Each line of the data that includes the string "with" is to be copied out.

[Figure scripts]
━━━━━━━━
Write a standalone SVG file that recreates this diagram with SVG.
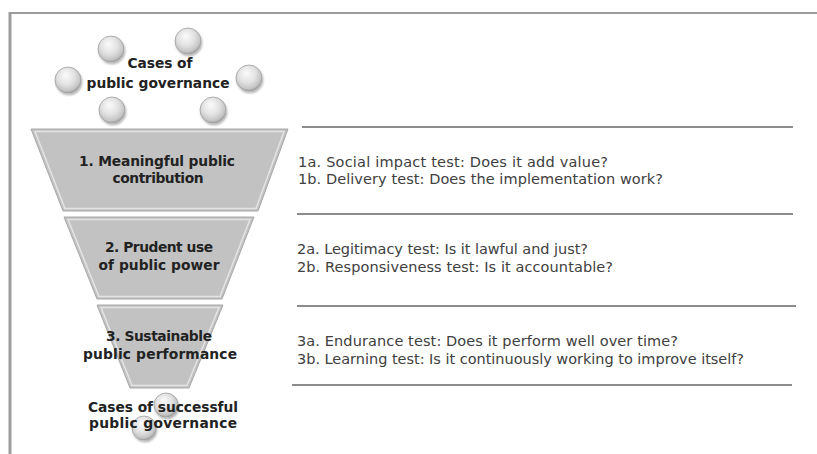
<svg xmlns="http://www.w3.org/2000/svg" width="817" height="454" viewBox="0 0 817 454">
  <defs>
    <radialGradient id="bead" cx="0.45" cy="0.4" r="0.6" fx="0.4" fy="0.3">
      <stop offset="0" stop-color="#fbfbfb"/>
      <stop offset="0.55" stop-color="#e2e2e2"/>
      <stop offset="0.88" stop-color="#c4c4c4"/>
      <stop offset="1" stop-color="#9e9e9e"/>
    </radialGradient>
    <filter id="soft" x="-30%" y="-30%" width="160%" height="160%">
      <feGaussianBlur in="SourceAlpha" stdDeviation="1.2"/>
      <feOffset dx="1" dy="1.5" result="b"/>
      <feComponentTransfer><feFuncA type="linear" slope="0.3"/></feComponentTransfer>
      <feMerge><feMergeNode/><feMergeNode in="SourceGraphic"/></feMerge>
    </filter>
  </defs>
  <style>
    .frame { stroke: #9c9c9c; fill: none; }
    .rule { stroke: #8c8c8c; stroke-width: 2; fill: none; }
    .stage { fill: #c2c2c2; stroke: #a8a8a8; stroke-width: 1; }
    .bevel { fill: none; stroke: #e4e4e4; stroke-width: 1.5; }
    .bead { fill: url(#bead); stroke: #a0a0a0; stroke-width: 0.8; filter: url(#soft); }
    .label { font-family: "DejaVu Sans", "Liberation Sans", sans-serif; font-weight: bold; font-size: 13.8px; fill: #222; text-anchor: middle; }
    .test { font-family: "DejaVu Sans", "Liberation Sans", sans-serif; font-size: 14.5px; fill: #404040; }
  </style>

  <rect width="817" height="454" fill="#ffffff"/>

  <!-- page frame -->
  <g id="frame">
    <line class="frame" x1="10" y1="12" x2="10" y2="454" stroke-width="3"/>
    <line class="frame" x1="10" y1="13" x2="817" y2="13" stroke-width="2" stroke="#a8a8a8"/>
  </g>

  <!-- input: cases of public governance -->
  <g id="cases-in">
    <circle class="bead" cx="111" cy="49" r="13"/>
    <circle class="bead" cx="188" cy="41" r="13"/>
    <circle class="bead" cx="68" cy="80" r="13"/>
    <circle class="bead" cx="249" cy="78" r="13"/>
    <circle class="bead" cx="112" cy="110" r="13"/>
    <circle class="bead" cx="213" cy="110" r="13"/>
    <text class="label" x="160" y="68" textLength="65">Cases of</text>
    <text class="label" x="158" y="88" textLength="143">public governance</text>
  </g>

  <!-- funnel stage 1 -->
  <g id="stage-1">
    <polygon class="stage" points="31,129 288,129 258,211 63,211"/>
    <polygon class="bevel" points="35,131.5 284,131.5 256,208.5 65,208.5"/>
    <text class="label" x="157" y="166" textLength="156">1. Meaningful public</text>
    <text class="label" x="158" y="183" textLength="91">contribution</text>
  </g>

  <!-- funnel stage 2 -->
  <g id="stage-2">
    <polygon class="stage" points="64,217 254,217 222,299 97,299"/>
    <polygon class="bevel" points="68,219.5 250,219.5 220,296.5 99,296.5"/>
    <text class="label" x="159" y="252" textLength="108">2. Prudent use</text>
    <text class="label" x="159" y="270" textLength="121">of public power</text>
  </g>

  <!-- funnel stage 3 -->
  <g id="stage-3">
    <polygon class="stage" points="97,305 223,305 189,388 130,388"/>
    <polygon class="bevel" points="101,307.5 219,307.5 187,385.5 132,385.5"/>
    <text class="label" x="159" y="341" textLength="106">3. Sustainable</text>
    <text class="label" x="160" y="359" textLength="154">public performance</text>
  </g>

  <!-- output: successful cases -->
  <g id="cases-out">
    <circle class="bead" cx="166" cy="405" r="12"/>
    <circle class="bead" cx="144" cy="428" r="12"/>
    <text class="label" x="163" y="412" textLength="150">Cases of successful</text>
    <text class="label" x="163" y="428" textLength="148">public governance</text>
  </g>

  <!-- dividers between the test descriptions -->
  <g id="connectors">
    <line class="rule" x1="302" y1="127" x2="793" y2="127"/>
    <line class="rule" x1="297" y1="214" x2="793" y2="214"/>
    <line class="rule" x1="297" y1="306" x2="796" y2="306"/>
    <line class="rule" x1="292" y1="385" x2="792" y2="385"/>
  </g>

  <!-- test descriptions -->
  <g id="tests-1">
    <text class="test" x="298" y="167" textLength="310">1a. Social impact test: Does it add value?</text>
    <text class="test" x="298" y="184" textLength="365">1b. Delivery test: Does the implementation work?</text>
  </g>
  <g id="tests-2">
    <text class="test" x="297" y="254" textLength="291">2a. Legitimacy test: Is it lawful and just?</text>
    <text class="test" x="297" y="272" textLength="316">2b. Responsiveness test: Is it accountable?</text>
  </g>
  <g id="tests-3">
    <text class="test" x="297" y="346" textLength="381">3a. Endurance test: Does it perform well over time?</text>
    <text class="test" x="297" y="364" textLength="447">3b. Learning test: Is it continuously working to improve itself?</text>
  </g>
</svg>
━━━━━━━━
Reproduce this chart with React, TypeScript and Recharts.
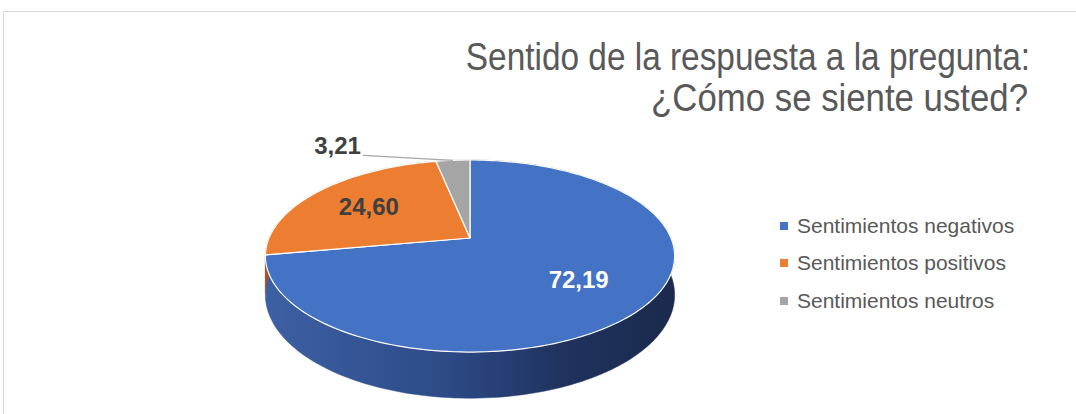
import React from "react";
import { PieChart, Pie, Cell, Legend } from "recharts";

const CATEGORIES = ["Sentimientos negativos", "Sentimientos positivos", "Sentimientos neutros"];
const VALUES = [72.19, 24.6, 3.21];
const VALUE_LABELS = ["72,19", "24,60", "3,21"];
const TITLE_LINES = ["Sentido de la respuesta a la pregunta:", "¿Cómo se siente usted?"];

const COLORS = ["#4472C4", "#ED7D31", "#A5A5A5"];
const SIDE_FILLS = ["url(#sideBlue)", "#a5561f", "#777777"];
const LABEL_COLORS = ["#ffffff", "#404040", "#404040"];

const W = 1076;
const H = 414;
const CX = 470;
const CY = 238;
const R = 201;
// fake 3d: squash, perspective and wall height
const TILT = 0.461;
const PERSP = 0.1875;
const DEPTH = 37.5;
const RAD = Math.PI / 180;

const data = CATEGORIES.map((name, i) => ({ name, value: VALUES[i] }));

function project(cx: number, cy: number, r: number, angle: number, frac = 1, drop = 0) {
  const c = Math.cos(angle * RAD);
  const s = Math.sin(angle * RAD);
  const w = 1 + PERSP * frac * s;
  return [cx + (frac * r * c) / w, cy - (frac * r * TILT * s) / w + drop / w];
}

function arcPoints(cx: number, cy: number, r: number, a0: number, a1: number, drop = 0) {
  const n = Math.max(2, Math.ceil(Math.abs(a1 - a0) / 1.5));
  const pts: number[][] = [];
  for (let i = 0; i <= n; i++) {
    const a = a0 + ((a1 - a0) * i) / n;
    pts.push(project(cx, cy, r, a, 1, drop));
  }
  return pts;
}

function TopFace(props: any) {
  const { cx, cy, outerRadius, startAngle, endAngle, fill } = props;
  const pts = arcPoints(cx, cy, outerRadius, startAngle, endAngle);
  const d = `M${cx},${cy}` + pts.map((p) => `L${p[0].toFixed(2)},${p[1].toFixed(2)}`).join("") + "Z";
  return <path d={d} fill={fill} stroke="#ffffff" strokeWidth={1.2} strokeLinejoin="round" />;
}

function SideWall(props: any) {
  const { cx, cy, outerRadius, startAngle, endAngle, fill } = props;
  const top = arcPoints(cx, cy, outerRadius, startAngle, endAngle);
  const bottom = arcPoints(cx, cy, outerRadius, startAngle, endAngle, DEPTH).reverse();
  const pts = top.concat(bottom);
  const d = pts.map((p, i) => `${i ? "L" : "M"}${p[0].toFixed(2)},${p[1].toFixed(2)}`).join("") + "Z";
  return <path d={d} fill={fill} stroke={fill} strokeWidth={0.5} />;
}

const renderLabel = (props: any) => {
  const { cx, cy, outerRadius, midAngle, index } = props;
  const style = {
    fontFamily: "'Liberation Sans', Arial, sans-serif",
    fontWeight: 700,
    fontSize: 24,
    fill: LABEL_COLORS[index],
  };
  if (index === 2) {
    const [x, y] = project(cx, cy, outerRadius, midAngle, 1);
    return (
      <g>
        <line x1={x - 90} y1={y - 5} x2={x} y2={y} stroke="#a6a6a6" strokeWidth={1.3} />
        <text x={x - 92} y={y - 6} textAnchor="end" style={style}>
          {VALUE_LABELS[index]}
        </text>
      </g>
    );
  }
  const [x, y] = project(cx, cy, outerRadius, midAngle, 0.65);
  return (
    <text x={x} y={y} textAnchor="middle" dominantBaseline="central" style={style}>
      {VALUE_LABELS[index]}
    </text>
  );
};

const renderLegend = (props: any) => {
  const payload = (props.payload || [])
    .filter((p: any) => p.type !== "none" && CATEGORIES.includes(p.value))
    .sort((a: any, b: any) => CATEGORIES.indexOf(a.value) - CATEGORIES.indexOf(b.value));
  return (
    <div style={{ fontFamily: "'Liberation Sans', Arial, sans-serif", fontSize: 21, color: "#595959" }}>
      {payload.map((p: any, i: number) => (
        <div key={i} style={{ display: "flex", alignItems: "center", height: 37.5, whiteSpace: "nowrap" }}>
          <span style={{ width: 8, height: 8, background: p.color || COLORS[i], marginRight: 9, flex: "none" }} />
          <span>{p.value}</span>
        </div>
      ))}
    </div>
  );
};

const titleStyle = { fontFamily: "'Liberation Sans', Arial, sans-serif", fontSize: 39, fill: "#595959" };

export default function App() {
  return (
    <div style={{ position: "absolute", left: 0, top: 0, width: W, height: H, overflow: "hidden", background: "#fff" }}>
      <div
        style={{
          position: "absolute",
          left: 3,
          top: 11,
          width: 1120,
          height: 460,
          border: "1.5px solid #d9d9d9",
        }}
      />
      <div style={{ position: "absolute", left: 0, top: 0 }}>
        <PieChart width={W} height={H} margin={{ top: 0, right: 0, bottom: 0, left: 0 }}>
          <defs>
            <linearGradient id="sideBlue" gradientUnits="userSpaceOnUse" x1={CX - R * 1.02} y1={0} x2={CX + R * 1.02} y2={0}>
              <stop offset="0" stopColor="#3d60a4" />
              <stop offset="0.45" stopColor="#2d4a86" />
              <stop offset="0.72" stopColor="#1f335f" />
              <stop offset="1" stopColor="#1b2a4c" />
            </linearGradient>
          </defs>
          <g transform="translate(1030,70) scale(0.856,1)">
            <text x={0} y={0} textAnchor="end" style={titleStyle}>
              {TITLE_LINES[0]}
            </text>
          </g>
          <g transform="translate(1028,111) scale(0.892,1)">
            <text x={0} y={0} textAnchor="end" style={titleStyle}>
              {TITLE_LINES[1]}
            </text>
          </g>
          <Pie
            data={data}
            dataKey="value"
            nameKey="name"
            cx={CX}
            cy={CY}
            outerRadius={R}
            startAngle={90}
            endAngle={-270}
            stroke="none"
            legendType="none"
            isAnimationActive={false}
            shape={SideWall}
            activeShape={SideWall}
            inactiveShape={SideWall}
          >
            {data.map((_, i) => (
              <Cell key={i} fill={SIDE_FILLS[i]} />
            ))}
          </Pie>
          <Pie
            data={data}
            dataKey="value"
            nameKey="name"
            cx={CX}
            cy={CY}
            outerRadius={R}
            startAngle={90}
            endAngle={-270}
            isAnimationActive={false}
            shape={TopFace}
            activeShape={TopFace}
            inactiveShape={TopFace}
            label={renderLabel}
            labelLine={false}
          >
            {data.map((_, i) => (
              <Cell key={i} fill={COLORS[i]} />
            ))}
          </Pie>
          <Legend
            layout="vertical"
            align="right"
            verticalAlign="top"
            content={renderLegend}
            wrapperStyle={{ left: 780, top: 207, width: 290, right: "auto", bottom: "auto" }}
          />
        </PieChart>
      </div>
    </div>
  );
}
━━━━━━━━
* Result *
Write a standalone SVG file that recreates this diagram with SVG.
Reproduce this chart with React, TypeScript and Recharts.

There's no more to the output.